Re: Negation?
From: | Christophe Grandsire <christophe.grandsire@...> |
Date: | Thursday, July 8, 1999, 7:26 |
At 12:12 07/07/99 -0300, you wrote:
>Christophe Grandsire <Christophe.Grandsire@...> wrote:
>>
>> Exactly! I understand that I was not very clear (damn English!).
What I
>> seek is negation without a word or words that have the concept of 'not' in
>> them, like my use of 'to refuse to' (it's very affirmative, believe me!) as
>> a negation.
>
>It all depends on how much you use these words and phrases. If you
>'negate' by using 'refuse', 'stop', etc., I think it's likely that
>the speakers will narrow the set of 'negating' words to just a few
>of them, make them grammatical, and in 1000 years or so they won't
>remember that their word(s) for 'not' were actually descended from
>old verbs. More or less, I guess, like the adverb mark <-mente> in
>Spanish.
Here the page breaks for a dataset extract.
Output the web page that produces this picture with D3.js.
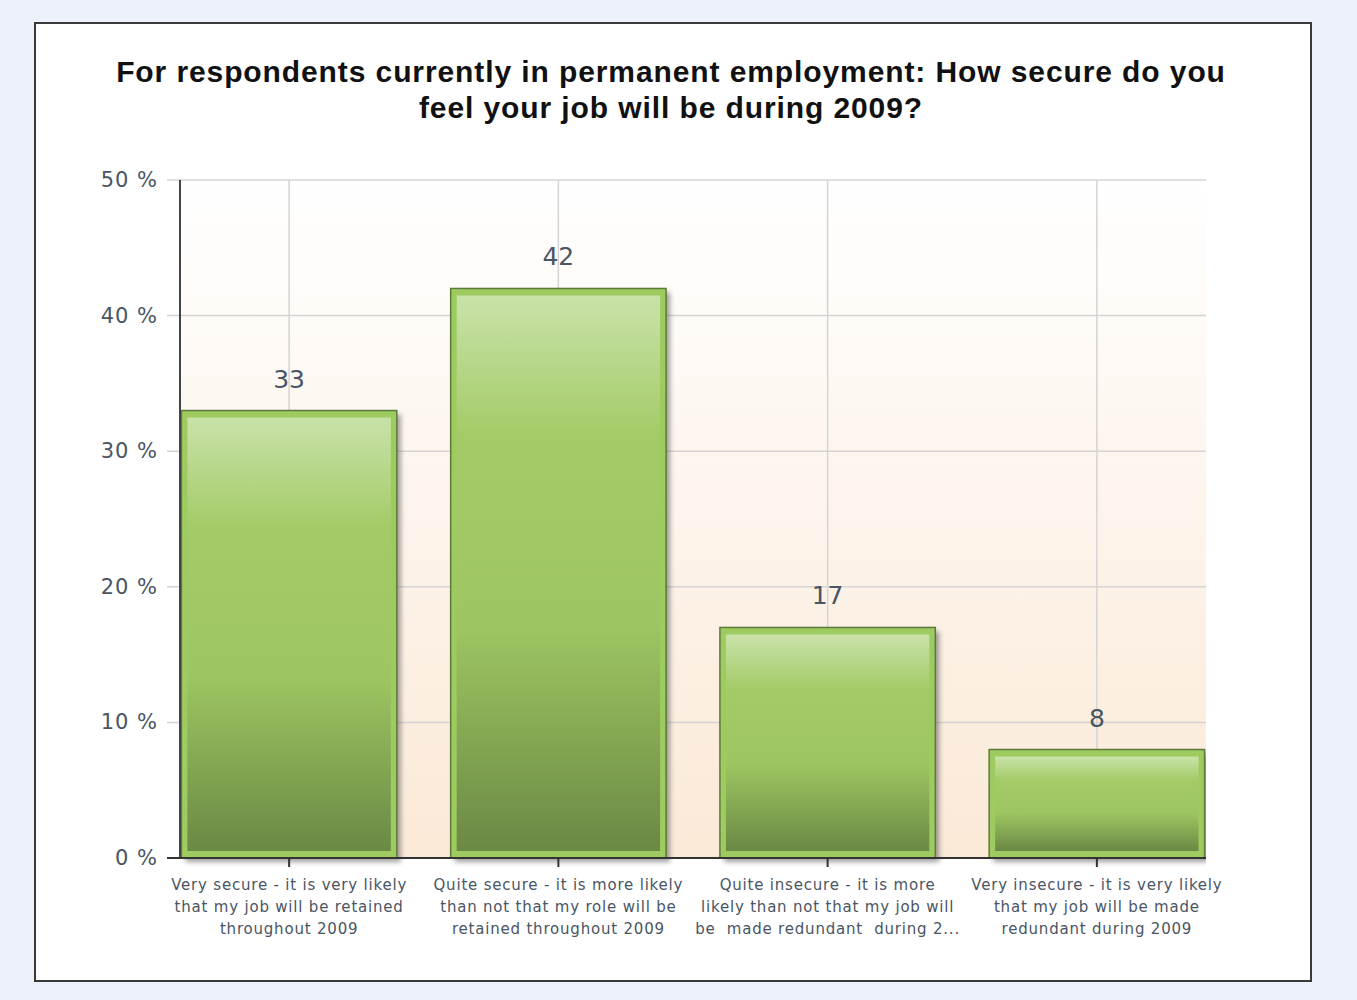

Most hispanohablantes will be probably laugh at me if I told
>them it was the separate word _mente_ in an idiomatic phrase.
>
Of course, that is what happens to Notya (at a very slow rate, as Notya is
over all a written, second language with some oral use). Even if it still
has a semantic meaning of 'refuse', 'wa' is used unstressed when meaning
negation and so lose some of its meaning and becomes more a simple negating
word. That's not what I want to do with Tj'a-ts'a~n.
>
>--Pablo Flores
>
>
Christophe Grandsire
|Sela Jemufan Atlinan C.G.
"Reality is just another point of view."